# Records for processing:
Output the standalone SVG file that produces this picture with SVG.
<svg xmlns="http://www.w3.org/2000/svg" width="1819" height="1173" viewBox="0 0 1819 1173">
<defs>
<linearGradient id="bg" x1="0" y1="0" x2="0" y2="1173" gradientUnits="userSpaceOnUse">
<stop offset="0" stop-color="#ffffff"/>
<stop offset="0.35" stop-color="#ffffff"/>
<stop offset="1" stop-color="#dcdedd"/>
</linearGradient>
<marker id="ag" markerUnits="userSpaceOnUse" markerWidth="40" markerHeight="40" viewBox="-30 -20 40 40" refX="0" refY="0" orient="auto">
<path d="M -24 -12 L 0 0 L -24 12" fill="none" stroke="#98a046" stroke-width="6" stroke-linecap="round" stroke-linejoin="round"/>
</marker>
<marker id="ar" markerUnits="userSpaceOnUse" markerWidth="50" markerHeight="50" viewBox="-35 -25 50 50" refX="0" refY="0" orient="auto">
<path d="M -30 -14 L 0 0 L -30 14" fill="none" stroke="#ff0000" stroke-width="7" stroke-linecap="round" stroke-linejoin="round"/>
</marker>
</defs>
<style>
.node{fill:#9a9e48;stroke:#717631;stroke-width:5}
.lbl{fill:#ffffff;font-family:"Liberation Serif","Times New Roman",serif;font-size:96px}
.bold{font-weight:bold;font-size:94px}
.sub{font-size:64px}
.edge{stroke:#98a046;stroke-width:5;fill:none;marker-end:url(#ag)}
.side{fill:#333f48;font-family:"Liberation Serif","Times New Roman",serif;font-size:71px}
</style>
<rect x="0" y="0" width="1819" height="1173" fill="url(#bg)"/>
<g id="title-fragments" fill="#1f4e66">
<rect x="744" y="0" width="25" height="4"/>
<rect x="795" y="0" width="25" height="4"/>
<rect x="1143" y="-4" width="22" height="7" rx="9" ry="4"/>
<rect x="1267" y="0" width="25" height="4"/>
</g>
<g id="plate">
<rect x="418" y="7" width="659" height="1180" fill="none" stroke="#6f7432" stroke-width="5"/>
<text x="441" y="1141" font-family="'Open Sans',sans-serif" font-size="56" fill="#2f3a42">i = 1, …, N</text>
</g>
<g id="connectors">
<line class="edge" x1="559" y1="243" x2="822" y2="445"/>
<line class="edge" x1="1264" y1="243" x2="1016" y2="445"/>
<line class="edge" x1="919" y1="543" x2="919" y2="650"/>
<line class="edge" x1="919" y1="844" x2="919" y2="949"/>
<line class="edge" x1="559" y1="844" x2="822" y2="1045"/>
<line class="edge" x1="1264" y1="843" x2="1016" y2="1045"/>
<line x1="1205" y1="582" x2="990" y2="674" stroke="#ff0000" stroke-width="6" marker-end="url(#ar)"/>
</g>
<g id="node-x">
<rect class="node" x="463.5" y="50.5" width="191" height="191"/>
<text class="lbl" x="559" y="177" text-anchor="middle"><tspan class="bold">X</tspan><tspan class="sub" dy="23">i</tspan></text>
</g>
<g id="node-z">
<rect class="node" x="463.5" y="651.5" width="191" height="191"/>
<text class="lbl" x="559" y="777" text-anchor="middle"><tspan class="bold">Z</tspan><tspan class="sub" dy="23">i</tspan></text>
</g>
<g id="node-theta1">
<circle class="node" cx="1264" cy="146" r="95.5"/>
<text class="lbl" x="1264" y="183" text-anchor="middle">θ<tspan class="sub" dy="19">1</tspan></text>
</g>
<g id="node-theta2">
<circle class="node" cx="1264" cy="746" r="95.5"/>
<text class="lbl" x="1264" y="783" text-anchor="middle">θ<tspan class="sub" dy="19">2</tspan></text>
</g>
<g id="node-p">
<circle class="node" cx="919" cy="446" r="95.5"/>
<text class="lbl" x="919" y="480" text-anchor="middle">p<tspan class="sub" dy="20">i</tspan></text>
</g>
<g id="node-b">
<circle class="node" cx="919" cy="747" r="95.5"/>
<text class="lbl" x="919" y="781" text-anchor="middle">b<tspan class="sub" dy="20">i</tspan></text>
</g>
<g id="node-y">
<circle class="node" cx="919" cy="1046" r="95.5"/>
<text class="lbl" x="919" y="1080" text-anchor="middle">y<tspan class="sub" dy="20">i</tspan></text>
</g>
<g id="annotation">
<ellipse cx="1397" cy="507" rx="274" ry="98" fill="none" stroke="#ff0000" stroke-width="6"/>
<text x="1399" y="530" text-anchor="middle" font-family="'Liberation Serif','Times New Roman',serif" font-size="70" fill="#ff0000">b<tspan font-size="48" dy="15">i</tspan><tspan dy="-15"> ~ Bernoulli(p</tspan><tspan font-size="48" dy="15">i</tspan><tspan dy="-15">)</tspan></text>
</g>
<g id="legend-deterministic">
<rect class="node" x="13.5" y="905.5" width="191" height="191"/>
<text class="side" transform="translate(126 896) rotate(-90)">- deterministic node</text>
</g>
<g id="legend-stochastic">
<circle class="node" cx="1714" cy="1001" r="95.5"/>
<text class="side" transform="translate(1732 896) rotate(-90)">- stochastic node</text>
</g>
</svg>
...
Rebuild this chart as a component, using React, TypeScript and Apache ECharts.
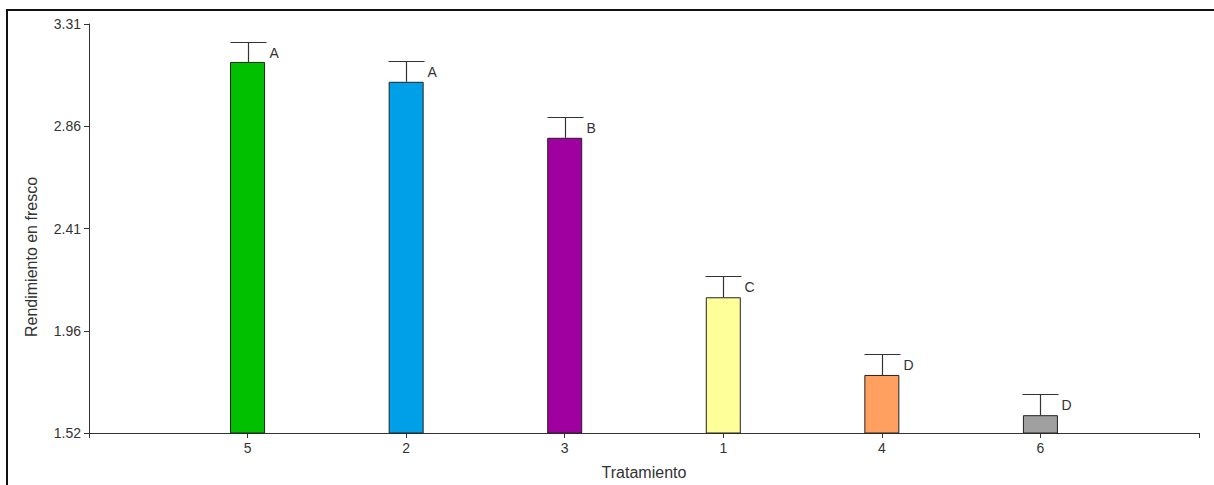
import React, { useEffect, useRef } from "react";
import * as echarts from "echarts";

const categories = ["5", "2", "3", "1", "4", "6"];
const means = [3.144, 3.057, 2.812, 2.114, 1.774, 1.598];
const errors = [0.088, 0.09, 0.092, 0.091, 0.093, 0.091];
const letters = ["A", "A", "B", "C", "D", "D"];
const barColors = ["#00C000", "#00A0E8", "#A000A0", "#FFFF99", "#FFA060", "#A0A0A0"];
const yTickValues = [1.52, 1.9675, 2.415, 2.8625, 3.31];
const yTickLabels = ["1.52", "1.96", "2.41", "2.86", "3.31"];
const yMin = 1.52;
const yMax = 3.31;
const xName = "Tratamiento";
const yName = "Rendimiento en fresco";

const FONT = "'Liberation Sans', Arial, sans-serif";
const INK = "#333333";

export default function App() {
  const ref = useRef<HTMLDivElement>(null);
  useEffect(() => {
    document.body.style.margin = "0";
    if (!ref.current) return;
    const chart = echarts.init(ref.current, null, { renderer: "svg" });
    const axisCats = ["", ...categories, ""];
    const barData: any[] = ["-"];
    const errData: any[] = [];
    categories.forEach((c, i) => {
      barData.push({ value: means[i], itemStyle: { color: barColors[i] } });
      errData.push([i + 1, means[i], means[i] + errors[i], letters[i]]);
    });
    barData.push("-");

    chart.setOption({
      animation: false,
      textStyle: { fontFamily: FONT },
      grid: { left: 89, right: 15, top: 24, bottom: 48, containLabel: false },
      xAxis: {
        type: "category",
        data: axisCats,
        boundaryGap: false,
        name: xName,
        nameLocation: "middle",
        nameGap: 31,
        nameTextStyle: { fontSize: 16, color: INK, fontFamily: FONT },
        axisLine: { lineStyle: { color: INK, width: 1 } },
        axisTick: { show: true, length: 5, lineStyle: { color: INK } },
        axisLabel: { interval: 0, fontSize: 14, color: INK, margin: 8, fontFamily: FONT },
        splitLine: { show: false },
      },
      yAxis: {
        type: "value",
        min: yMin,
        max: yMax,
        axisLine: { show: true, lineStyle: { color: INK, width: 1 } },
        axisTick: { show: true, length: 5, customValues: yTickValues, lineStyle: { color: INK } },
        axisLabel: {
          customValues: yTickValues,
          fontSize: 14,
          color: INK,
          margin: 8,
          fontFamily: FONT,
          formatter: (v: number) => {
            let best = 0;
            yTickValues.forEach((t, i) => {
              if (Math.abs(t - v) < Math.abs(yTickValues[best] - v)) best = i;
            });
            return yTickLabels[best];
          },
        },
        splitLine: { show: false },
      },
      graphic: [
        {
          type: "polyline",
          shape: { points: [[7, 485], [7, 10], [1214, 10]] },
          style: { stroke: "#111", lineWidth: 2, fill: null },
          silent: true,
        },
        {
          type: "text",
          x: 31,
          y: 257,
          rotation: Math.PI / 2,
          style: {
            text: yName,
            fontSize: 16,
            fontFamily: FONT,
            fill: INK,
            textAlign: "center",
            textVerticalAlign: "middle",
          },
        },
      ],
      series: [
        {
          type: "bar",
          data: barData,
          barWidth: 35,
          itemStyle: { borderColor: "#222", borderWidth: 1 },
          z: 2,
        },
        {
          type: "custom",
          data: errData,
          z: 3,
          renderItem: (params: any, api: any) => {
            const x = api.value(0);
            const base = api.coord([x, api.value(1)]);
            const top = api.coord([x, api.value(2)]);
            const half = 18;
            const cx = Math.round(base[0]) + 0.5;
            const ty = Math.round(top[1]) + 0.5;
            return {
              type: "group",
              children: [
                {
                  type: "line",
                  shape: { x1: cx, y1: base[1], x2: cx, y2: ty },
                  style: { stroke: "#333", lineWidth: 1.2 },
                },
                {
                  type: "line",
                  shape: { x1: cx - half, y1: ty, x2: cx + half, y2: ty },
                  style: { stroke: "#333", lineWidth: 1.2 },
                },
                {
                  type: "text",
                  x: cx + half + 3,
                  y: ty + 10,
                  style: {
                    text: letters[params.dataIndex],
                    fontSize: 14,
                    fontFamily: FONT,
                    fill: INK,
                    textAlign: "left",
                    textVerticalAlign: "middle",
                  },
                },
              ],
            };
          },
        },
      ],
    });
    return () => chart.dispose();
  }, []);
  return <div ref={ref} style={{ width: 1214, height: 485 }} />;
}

# Task statement:
Exactly the lines from the one with "Rebuild this chart" through the one with "import * as" are to be reproduced, and no pictures with them.

# Task result:
Rebuild this chart as a component, using React, TypeScript and Apache ECharts.
import React, { useEffect, useRef } from "react";
import * as echarts from "echarts";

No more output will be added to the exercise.